> **Provided material**
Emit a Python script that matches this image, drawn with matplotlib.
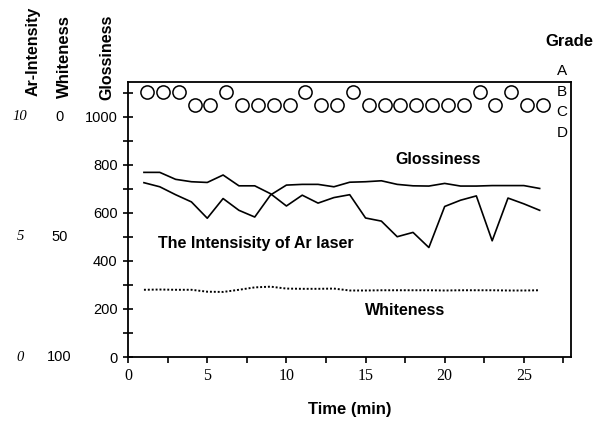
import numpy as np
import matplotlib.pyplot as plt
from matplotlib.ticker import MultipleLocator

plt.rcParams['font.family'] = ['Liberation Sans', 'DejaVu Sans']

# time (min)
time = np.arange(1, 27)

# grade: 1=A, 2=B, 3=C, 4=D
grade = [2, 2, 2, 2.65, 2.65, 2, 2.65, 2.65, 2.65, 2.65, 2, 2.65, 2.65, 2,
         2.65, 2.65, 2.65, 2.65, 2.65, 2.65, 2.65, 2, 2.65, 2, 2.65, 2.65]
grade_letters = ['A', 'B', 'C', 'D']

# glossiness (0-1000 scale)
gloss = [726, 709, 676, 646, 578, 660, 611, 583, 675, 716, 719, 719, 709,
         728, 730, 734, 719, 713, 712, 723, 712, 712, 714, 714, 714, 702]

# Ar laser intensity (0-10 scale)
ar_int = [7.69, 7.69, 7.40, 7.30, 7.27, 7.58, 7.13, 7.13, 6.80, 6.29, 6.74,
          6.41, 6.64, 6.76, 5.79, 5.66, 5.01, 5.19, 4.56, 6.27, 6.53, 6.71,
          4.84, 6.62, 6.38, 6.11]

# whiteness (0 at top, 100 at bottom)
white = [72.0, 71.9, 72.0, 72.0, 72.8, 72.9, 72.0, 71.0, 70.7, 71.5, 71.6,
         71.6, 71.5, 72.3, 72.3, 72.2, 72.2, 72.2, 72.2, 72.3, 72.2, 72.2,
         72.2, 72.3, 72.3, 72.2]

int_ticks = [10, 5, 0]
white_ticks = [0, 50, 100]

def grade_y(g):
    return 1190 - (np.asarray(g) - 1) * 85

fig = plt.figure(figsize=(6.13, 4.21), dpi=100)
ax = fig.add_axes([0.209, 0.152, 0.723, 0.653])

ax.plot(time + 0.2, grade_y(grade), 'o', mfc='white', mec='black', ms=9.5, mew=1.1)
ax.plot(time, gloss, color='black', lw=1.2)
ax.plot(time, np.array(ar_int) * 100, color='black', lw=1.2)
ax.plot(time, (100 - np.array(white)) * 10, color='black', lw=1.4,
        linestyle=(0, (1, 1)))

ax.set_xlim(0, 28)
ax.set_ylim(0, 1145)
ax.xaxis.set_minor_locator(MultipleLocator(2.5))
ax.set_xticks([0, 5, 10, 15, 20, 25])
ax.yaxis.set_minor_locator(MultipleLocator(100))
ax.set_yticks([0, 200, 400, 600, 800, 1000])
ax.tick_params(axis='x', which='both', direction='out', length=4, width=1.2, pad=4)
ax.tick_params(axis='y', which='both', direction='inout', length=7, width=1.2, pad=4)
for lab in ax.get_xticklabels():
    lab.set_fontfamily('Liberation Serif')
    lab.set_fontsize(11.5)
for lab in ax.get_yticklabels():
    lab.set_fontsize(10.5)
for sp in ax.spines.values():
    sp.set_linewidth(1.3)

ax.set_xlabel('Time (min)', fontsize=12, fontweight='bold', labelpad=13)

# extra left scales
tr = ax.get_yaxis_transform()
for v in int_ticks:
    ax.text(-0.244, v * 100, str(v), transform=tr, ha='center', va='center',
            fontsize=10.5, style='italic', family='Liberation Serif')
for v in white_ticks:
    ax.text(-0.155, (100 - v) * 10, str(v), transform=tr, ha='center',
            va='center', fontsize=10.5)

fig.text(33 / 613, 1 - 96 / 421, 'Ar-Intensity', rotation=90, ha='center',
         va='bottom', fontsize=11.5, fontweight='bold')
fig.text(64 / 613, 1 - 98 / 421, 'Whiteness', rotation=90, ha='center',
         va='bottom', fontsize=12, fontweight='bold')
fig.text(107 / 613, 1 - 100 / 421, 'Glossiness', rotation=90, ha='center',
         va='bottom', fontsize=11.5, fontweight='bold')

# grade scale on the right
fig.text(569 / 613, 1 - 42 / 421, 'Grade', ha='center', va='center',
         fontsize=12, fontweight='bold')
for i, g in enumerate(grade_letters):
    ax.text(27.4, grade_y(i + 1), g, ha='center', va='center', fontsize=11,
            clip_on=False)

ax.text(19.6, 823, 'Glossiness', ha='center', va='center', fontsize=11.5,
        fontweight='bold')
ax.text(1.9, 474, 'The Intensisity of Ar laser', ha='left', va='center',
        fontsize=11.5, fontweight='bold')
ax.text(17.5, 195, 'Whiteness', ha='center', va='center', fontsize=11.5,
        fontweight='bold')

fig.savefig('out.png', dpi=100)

> **Exercise prompt**
Transcribe all the lines above exactly, apart from the pictures.

> **Correct result**
Emit a Python script that matches this image, drawn with matplotlib.
import numpy as np
import matplotlib.pyplot as plt
from matplotlib.ticker import MultipleLocator

plt.rcParams['font.family'] = ['Liberation Sans', 'DejaVu Sans']

# time (min)
time = np.arange(1, 27)

# grade: 1=A, 2=B, 3=C, 4=D
grade = [2, 2, 2, 2.65, 2.65, 2, 2.65, 2.65, 2.65, 2.65, 2, 2.65, 2.65, 2,
         2.65, 2.65, 2.65, 2.65, 2.65, 2.65, 2.65, 2, 2.65, 2, 2.65, 2.65]
grade_letters = ['A', 'B', 'C', 'D']

# glossiness (0-1000 scale)
gloss = [726, 709, 676, 646, 578, 660, 611, 583, 675, 716, 719, 719, 709,
         728, 730, 734, 719, 713, 712, 723, 712, 712, 714, 714, 714, 702]

# Ar laser intensity (0-10 scale)
ar_int = [7.69, 7.69, 7.40, 7.30, 7.27, 7.58, 7.13, 7.13, 6.80, 6.29, 6.74,
          6.41, 6.64, 6.76, 5.79, 5.66, 5.01, 5.19, 4.56, 6.27, 6.53, 6.71,
          4.84, 6.62, 6.38, 6.11]

# whiteness (0 at top, 100 at bottom)
white = [72.0, 71.9, 72.0, 72.0, 72.8, 72.9, 72.0, 71.0, 70.7, 71.5, 71.6,
         71.6, 71.5, 72.3, 72.3, 72.2, 72.2, 72.2, 72.2, 72.3, 72.2, 72.2,
         72.2, 72.3, 72.3, 72.2]

int_ticks = [10, 5, 0]
white_ticks = [0, 50, 100]

def grade_y(g):
    return 1190 - (np.asarray(g) - 1) * 85

fig = plt.figure(figsize=(6.13, 4.21), dpi=100)
ax = fig.add_axes([0.209, 0.152, 0.723, 0.653])

ax.plot(time + 0.2, grade_y(grade), 'o', mfc='white', mec='black', ms=9.5, mew=1.1)
ax.plot(time, gloss, color='black', lw=1.2)
ax.plot(time, np.array(ar_int) * 100, color='black', lw=1.2)
ax.plot(time, (100 - np.array(white)) * 10, color='black', lw=1.4,
        linestyle=(0, (1, 1)))

ax.set_xlim(0, 28)
ax.set_ylim(0, 1145)
ax.xaxis.set_minor_locator(MultipleLocator(2.5))
ax.set_xticks([0, 5, 10, 15, 20, 25])
ax.yaxis.set_minor_locator(MultipleLocator(100))
ax.set_yticks([0, 200, 400, 600, 800, 1000])
ax.tick_params(axis='x', which='both', direction='out', length=4, width=1.2, pad=4)
ax.tick_params(axis='y', which='both', direction='inout', length=7, width=1.2, pad=4)
for lab in ax.get_xticklabels():
    lab.set_fontfamily('Liberation Serif')
    lab.set_fontsize(11.5)
for lab in ax.get_yticklabels():
    lab.set_fontsize(10.5)
for sp in ax.spines.values():
    sp.set_linewidth(1.3)

ax.set_xlabel('Time (min)', fontsize=12, fontweight='bold', labelpad=13)

# extra left scales
tr = ax.get_yaxis_transform()
for v in int_ticks:
    ax.text(-0.244, v * 100, str(v), transform=tr, ha='center', va='center',
            fontsize=10.5, style='italic', family='Liberation Serif')
for v in white_ticks:
    ax.text(-0.155, (100 - v) * 10, str(v), transform=tr, ha='center',
            va='center', fontsize=10.5)

fig.text(33 / 613, 1 - 96 / 421, 'Ar-Intensity', rotation=90, ha='center',
         va='bottom', fontsize=11.5, fontweight='bold')
fig.text(64 / 613, 1 - 98 / 421, 'Whiteness', rotation=90, ha='center',
         va='bottom', fontsize=12, fontweight='bold')
fig.text(107 / 613, 1 - 100 / 421, 'Glossiness', rotation=90, ha='center',
         va='bottom', fontsize=11.5, fontweight='bold')

# grade scale on the right
fig.text(569 / 613, 1 - 42 / 421, 'Grade', ha='center', va='center',
         fontsize=12, fontweight='bold')
for i, g in enumerate(grade_letters):
    ax.text(27.4, grade_y(i + 1), g, ha='center', va='center', fontsize=11,
            clip_on=False)

ax.text(19.6, 823, 'Glossiness', ha='center', va='center', fontsize=11.5,
        fontweight='bold')
ax.text(1.9, 474, 'The Intensisity of Ar laser', ha='left', va='center',
        fontsize=11.5, fontweight='bold')
ax.text(17.5, 195, 'Whiteness', ha='center', va='center', fontsize=11.5,
        fontweight='bold')

fig.savefig('out.png', dpi=100)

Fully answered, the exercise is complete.